Anyway, we finally turned the movie (“Bohemian Rhapsody”) on, or at least we tried to. We couldn’t get it to play, so we settled in for some “Law & Order” reruns.
That was Saturday. I turned the TV off Saturday night, as I always do, and went to bed. Sunday morning, it had somehow disconnected itself from the satellite system I’ve used for years. (I won’t trouble you with the remote control problems that accompanied all this except to say that the ones that work the satellite turn it and the television off when you push “on” sometimes, and sometimes work in reverse.)
I called what was billed as the “24/7” customer service number for the satellite, only to be told it was a retail outlet and not open. Argh! After much stewing around — and setting my daughter such a good example of calm in the face of irritation — I called again. And got an answer — from a machine that could not understand my replies to its questions.

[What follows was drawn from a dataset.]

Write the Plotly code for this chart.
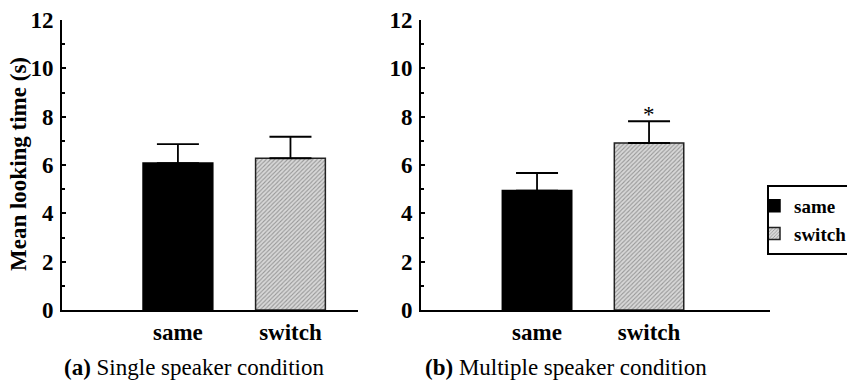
import plotly.graph_objects as go

# Data
categories = ["same", "switch"]
single_means = [6.08, 6.28]
single_err = [0.78, 0.89]
multi_means = [4.94, 6.91]
multi_err = [0.73, 0.90]
y_ticks = [0, 2, 4, 6, 8, 10, 12]
captions = ["<b>(a)</b> Single speaker condition", "<b>(b)</b> Multiple speaker condition"]

W, H = 855, 383
OFF = 8  # page body margin offset of the plot div
FONT = "Liberation Serif"

def px_x(p):
    return (p - OFF) / W

def px_y(p):
    return 1 - (p - OFF) / H

xpos = [0, 1]
bar_w = 0.62

fig = go.Figure()

styles = [
    dict(color="black", line=dict(color="black", width=1.5)),
    dict(color="#d8d8d8", line=dict(color="#222", width=1.5),
         pattern=dict(shape="/", size=3, fgcolor="#555", solidity=0.35)),
]

for panel, (means, errs) in enumerate([(single_means, single_err), (multi_means, multi_err)]):
    xa = "x" if panel == 0 else "x2"
    ya = "y" if panel == 0 else "y2"
    for i, cat in enumerate(categories):
        fig.add_trace(go.Bar(
            x=[xpos[i]], y=[means[i]], width=bar_w,
            name=cat, legendgroup=cat, showlegend=(panel == 1),
            marker=styles[i],
            error_y=dict(type="data", array=[errs[i]], arrayminus=[0], symmetric=False,
                         color="black", thickness=1.8, width=21),
            xaxis=xa, yaxis=ya,
        ))

# significance asterisk on multiple-speaker switch bar
fig.add_annotation(x=xpos[1], y=multi_means[1] + multi_err[1], xref="x2", yref="y2",
                   text="*", showarrow=False, xanchor="center", yanchor="bottom", yshift=-8,
                   font=dict(family=FONT, size=23, color="black"))

ydom = [px_y(310), px_y(20)]
yaxis_common = dict(range=[0, 12], tickvals=y_ticks, ticks="inside", ticklen=4, tickwidth=1.5,
                    tickcolor="black", showline=True, linecolor="black", linewidth=2,
                    showgrid=False, zeroline=False, automargin=False, ticklabeloverflow="allow",
                    ticklabelstandoff=2,
                    tickfont=dict(family=FONT, size=23, color="black", weight="bold"),
                    minor=dict(dtick=1, ticks="inside", ticklen=3, tickwidth=1.5, tickcolor="black"),
                    domain=ydom)
xaxis_common = dict(tickvals=xpos, ticktext=["<b>%s</b>" % c for c in categories], ticks="",
                    showline=True, automargin=False, ticklabeloverflow="allow",
                    linecolor="black", linewidth=2, showgrid=False, zeroline=False,
                    tickfont=dict(family=FONT, size=23, color="black"))

fig.update_layout(
    width=W, height=H,
    margin=dict(l=0, r=0, t=0, b=0, autoexpand=False),
    paper_bgcolor="white", plot_bgcolor="white",
    barmode="overlay",
    xaxis=dict(**xaxis_common, domain=[px_x(62), px_x(358)], range=[-1.03, 1.6], anchor="y"),
    xaxis2=dict(**xaxis_common, domain=[px_x(421), px_x(770)], range=[-1.036, 2.08], anchor="y2"),
    yaxis=dict(**yaxis_common, anchor="x"),
    yaxis2=dict(**yaxis_common, anchor="x2"),
    legend=dict(x=px_x(767), y=px_y(185), xanchor="left", yanchor="top",
                xref="container", yref="container",
                bordercolor="black", borderwidth=2, bgcolor="white",
                font=dict(family=FONT, size=19, color="black", weight="bold"),
                tracegroupgap=0, itemwidth=30, indentation=-15),
    showlegend=True,
)

# y-axis title
fig.add_annotation(x=px_x(18), y=px_y(164), xref="paper", yref="paper",
                   xanchor="center", yanchor="middle",
                   text="<b>Mean looking time (s)</b>", textangle=-90, showarrow=False,
                   font=dict(family=FONT, size=23, color="black"))

# captions
fig.add_annotation(x=px_x(194), y=px_y(367), xref="paper", yref="paper", text=captions[0],
                   xanchor="center", yanchor="middle",
                   showarrow=False, font=dict(family=FONT, size=23, color="black"))
fig.add_annotation(x=px_x(566), y=px_y(367), xref="paper", yref="paper", text=captions[1],
                   xanchor="center", yanchor="middle",
                   showarrow=False, font=dict(family=FONT, size=23, color="black"))

fig.write_html("out.html")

Finally, the machine said it would, through the magic of science or space travel or something, reset my television. Lo and behold, whatever it did seemed to work. We didn’t try to watch our movie, however, for fear of re-creating the problem that had just been fixed. There was only one problem: The television in my bedroom won’t work. I don’t know if I have the strength and patience to get it fixed.
As I said, patience has never been a particular virtue of mine, and by Sunday night, whatever shred I normally have of the stuff was long gone. Poor Mary! I can just imagine how it must have felt to be stuck in the house with a lunatic disguised as her mother.
All of which left me, this morning, sheepish and remorseful. Mary didn’t deserve what she got from me this weekend, and I have no excuse for my behavior. The combination of aging and technology, at which I’ve never been particularly good, was no excuse.